### Work to complete
Make an exact transcription of the material, leaving out all images.

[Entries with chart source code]
+++

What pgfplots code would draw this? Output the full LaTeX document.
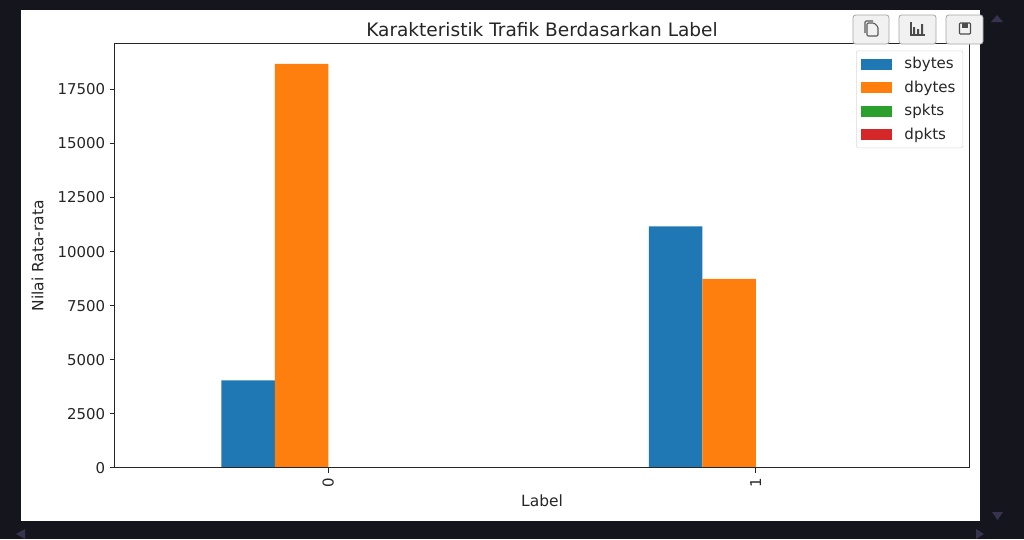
\documentclass[border=0pt]{standalone}
\usepackage{pgfplots}
\pgfplotsset{compat=1.18}
\usepackage{fontspec}
\setmainfont{DejaVu Sans}
\definecolor{tabblue}{HTML}{1F77B4}
\definecolor{taborange}{HTML}{FF7F0E}
\definecolor{tabgreen}{HTML}{2CA02C}
\definecolor{tabred}{HTML}{D62728}
\definecolor{pagebg}{HTML}{15151D}
\definecolor{tri}{HTML}{37334F}
\definecolor{txt}{HTML}{262626}
\definecolor{btnfill}{HTML}{F1F1F1}
\definecolor{btnedge}{HTML}{A6A6A6}
\pgfplotstableread{
cat sbytes dbytes spkts dpkts
0 4040 18680 20 18
1 11170 8740 20 18
}\traffic
\begin{document}
\begin{tikzpicture}[x=0.75pt,y=-0.75pt]
\fill[pagebg] (0,0) rectangle (1024,539);
\fill[white] (21,10) rectangle (980,521);
\begin{axis}[
  at={(85.9pt,-350.8pt)}, anchor=south west,
  scale only axis, width=641.25pt, height=318pt,
  xmin=-0.5, xmax=1.5, ymin=0, ymax=19614,
  ybar=0pt, bar width=0.125,
  axis on top,
  xtick={0,1}, xticklabels={0,1},
  ytick={0,2500,5000,7500,10000,12500,15000,17500},
  scaled y ticks=false,
  tick align=outside, tick pos=lower,
  major tick length=3.6pt,
  tick style={txt, line width=0.6pt},
  axis line style={txt, line width=0.65pt},
  ticklabel style={font=\fontsize{11.2}{13}\selectfont, text=txt},
  x tick label style={rotate=90, anchor=east, xshift=-0.5pt},
  /pgf/number format/assume math mode=true,
  /pgf/number format/1000 sep={},
  xlabel={Label}, ylabel={Nilai Rata-rata},
  ylabel shift=3.5pt, xlabel shift=-1pt,
  label style={font=\fontsize{11.6}{13}\selectfont, text=txt},
  title={Karakteristik Trafik Berdasarkan Label},
  title style={font=\fontsize{13.9}{15}\selectfont, text=txt, yshift=-4pt},
  legend cell align=left,
  legend image code/.code={\fill[#1,draw=none,sharp corners] (0pt,-4.1pt) rectangle (23.5pt,4.1pt);\path (30.5pt,0pt);},
  legend style={at={(0.9925,0.984)}, anchor=north east, draw=black!15, rounded corners=1.5pt,
    font=\fontsize{11.3}{13}\selectfont, text=txt, row sep=3.5pt,
    inner xsep=3.5pt, inner ysep=3pt},
]
\addplot[draw=none, fill=tabblue] table[x=cat,y=sbytes] {\traffic};
\addplot[draw=none, fill=taborange] table[x=cat,y=dbytes] {\traffic};
\addplot[draw=none, fill=tabgreen] table[x=cat,y=spkts] {\traffic};
\addplot[draw=none, fill=tabred] table[x=cat,y=dpkts] {\traffic};
\legend{sbytes,dbytes,spkts,dpkts}
\end{axis}
% toolbar buttons
\foreach \a/\b in {853/889, 899/936, 946/983}
  \draw[btnedge, fill=btnfill, line width=0.6pt, rounded corners=2pt] (\a,15) rectangle (\b,44);
% copy icon
\draw[black!65, line width=0.8pt, rounded corners=0.8pt] (865,33) -- (865,21) -- (873,21);
\draw[black!65, line width=0.8pt, fill=btnfill, rounded corners=0.8pt] (867,36) -- (867,23) -- (874,23) -- (878,27) -- (878,36) -- cycle;
% chart icon
\draw[black!70, line width=0.8pt] (911,22) -- (911,35) -- (925,35);
\fill[black!70] (913,27) rectangle (915,34) (917,29) rectangle (919,34) (921,24) rectangle (923,34);
% save icon
\draw[black!70, line width=0.8pt, rounded corners=0.6pt] (959.5,23) rectangle (970.5,34);
\fill[black!70] (962,23) rectangle (968,27.5);
% scrollbar arrows
\fill[tri] (991,22) -- (1003,22) -- (997,15) -- cycle;
\fill[tri] (992,512) -- (1003,512) -- (997.5,520) -- cycle;
\fill[tri] (16,534) -- (25,529) -- (25,539) -- cycle;
\fill[tri] (976,529) -- (984,534) -- (976,539) -- cycle;
\useasboundingbox (0,0) rectangle (1024,539);
\end{tikzpicture}
\end{document}
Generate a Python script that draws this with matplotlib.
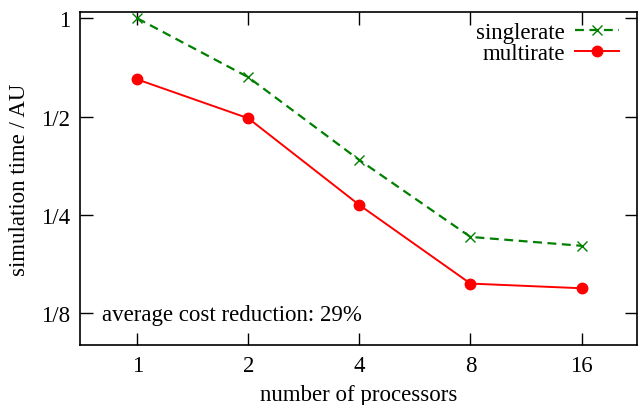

+++

### Finished exercise
What pgfplots code would draw this? Output the full LaTeX document.
\documentclass[border=0pt]{standalone}
\usepackage{pgfplots}
\pgfplotsset{compat=1.18}
\usepackage{fontspec}
\setmainfont{DejaVu Sans}
\definecolor{tabblue}{HTML}{1F77B4}
\definecolor{taborange}{HTML}{FF7F0E}
\definecolor{tabgreen}{HTML}{2CA02C}
\definecolor{tabred}{HTML}{D62728}
\definecolor{pagebg}{HTML}{15151D}
\definecolor{tri}{HTML}{37334F}
\definecolor{txt}{HTML}{262626}
\definecolor{btnfill}{HTML}{F1F1F1}
\definecolor{btnedge}{HTML}{A6A6A6}
\pgfplotstableread{
cat sbytes dbytes spkts dpkts
0 4040 18680 20 18
1 11170 8740 20 18
}\traffic
\begin{document}
\begin{tikzpicture}[x=0.75pt,y=-0.75pt]
\fill[pagebg] (0,0) rectangle (1024,539);
\fill[white] (21,10) rectangle (980,521);
\begin{axis}[
  at={(85.9pt,-350.8pt)}, anchor=south west,
  scale only axis, width=641.25pt, height=318pt,
  xmin=-0.5, xmax=1.5, ymin=0, ymax=19614,
  ybar=0pt, bar width=0.125,
  axis on top,
  xtick={0,1}, xticklabels={0,1},
  ytick={0,2500,5000,7500,10000,12500,15000,17500},
  scaled y ticks=false,
  tick align=outside, tick pos=lower,
  major tick length=3.6pt,
  tick style={txt, line width=0.6pt},
  axis line style={txt, line width=0.65pt},
  ticklabel style={font=\fontsize{11.2}{13}\selectfont, text=txt},
  x tick label style={rotate=90, anchor=east, xshift=-0.5pt},
  /pgf/number format/assume math mode=true,
  /pgf/number format/1000 sep={},
  xlabel={Label}, ylabel={Nilai Rata-rata},
  ylabel shift=3.5pt, xlabel shift=-1pt,
  label style={font=\fontsize{11.6}{13}\selectfont, text=txt},
  title={Karakteristik Trafik Berdasarkan Label},
  title style={font=\fontsize{13.9}{15}\selectfont, text=txt, yshift=-4pt},
  legend cell align=left,
  legend image code/.code={\fill[#1,draw=none,sharp corners] (0pt,-4.1pt) rectangle (23.5pt,4.1pt);\path (30.5pt,0pt);},
  legend style={at={(0.9925,0.984)}, anchor=north east, draw=black!15, rounded corners=1.5pt,
    font=\fontsize{11.3}{13}\selectfont, text=txt, row sep=3.5pt,
    inner xsep=3.5pt, inner ysep=3pt},
]
\addplot[draw=none, fill=tabblue] table[x=cat,y=sbytes] {\traffic};
\addplot[draw=none, fill=taborange] table[x=cat,y=dbytes] {\traffic};
\addplot[draw=none, fill=tabgreen] table[x=cat,y=spkts] {\traffic};
\addplot[draw=none, fill=tabred] table[x=cat,y=dpkts] {\traffic};
\legend{sbytes,dbytes,spkts,dpkts}
\end{axis}
% toolbar buttons
\foreach \a/\b in {853/889, 899/936, 946/983}
  \draw[btnedge, fill=btnfill, line width=0.6pt, rounded corners=2pt] (\a,15) rectangle (\b,44);
% copy icon
\draw[black!65, line width=0.8pt, rounded corners=0.8pt] (865,33) -- (865,21) -- (873,21);
\draw[black!65, line width=0.8pt, fill=btnfill, rounded corners=0.8pt] (867,36) -- (867,23) -- (874,23) -- (878,27) -- (878,36) -- cycle;
% chart icon
\draw[black!70, line width=0.8pt] (911,22) -- (911,35) -- (925,35);
\fill[black!70] (913,27) rectangle (915,34) (917,29) rectangle (919,34) (921,24) rectangle (923,34);
% save icon
\draw[black!70, line width=0.8pt, rounded corners=0.6pt] (959.5,23) rectangle (970.5,34);
\fill[black!70] (962,23) rectangle (968,27.5);
% scrollbar arrows
\fill[tri] (991,22) -- (1003,22) -- (997,15) -- cycle;
\fill[tri] (992,512) -- (1003,512) -- (997.5,520) -- cycle;
\fill[tri] (16,534) -- (25,529) -- (25,539) -- cycle;
\fill[tri] (976,529) -- (984,534) -- (976,539) -- cycle;
\useasboundingbox (0,0) rectangle (1024,539);
\end{tikzpicture}
\end{document}
Generate a Python script that draws this with matplotlib.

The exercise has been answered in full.